I don’t know whether it’s true or not that nerd or gamer culture is intrinsically hostile to sports but the argument has been made. That alone might be reason to abandon the use of the name eSports to identify competitive gaming. Invoking traditional sports as context for understanding competitive gaming also opens the door to a very old argument among sports fans about what constitutes a sport in the first place. Sports fans routinely argue amongst themselves about whether competitive activities like billiards or bowling or bull riding deserve the moniker “sport”. The argument rests on how much physicality is involved in those activities versus games like football and basketball whose identity as seems obvious. That argument is important to sports fans because of what professional sports represent to them, and also highlights the deepest reason why trying to describe competitive gaming as an eSport is problematic. Competitive gaming is decidedly not like traditional sports on account of who is playing them.
Part of an athlete’s appeal is doing something difficult that is tied to physical prowess, and human beings by and large appreciate other human beings with physical prowess. Some of this is culturally-enforced, but I also think we may be hard-wired as human beings to appreciate others who are fit, or fast, or strong, or dexterous, on account of the obvious survival advantages that person wields. There’s something intrinsically attractive about the athlete, and that bleeds into and feeds the popularity of traditional sports.
The level of hero worship we attribute to our professional athletes varies from culture to culture, but sport is a human activity not limited to any one culture. Sport is one of our few common denominators. Athletes represent the ideal of what human beings can achieve. Sports only serve as viable receptacles for and expressions of our tribal nature (rivalries between baseball, basketball, football and ice hockey teams are essentially tribalism at heart) because there’s enough underlying respect for the activities, based on a communal appreciation for the physical skills required to engage in those activities, that we’re willing to put something of ourselves vicariously into the sports while we watch them. That’s our team fighting their team.
eSports, on the other hand, espouse strengths and values that are not nearly as universal in scope or appreciation as physical prowess.
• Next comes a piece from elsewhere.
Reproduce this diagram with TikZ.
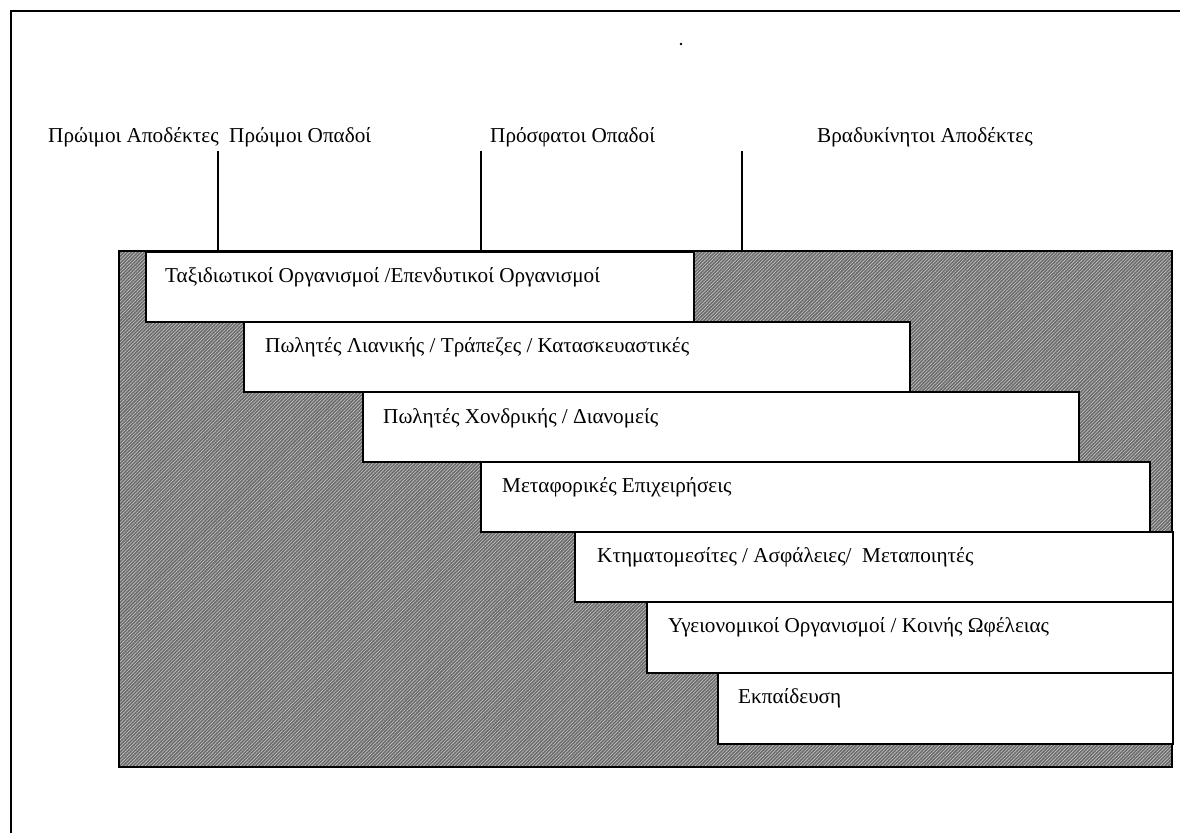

The basic skill set of an eSports player is extremely well-developed hand-eye coordination and the ability to multitask. eSports players are quick thinkers who rapidly react to changing conditions – qualities that are much more difficult to appreciate unless you have some understanding as to why they’re impressive. It’s telling that at the State of the Game panel at PAX East this year, the idea was raised that one of the most commonly successful ways of getting people interested in eSports is citing the APM, or Actions Per Minute, of professional Starcraft players. 300 APM has been touted as a baseline figure for competitive players. That’s a combination of 300 mouse clicks and/or keyboard strikes in sixty seconds, which is an impressive display of multitasking when you consider that each of those actions is a considered and precise move as a regular part of gameplay.
Athletes are attractive in part because their skill sets are unattainable for most of us. In the case of eSports competitors this is much less so, especially in light of who the intended audience is for eSports, i.e. other gamers. Recreational gamers may not have their skills honed to nearly the same efficiency as professional gamers but they do have those skills, and in many cases have them trained to appreciable efficiency. The difference between a professional gamer and someone who plays videogames for fun is a greater sum of practice and discipline and less a factor of natural born talent. Casting eSports as sports begs the comparison between competitive gamers and professional athletes, and that comparison doesn’t hold up to scrutiny very well.
Forget the attempt to entice non-gamer fans into spectating at professional videogame competitions. That strikes me as the only rational purpose in attempting to wrap competitive gaming in the cloak of traditional sports in the first place. But while overt comparisons to traditional sports might not serve the eSports community in the United States, there is one lesson the American eSports world should draw from the traditional sports community: The popularity of professional sports in America is about the players as much or more as it’s about the games themselves.
eSports proponents should focus on how competitive gamers are similar to the rest of us who make videogames a part of our lives rather than try to brand competitive gamers as professional athletes who are decidedly not like the rest of us. I don’t relate to the professional football or baseball player who makes millions of dollars on the field and a few million more in endorsements off it. I’m much more likely to relate to someone who loves Starcraft 2, or some other game I can relate to more readily, so much they decide to utterly master it.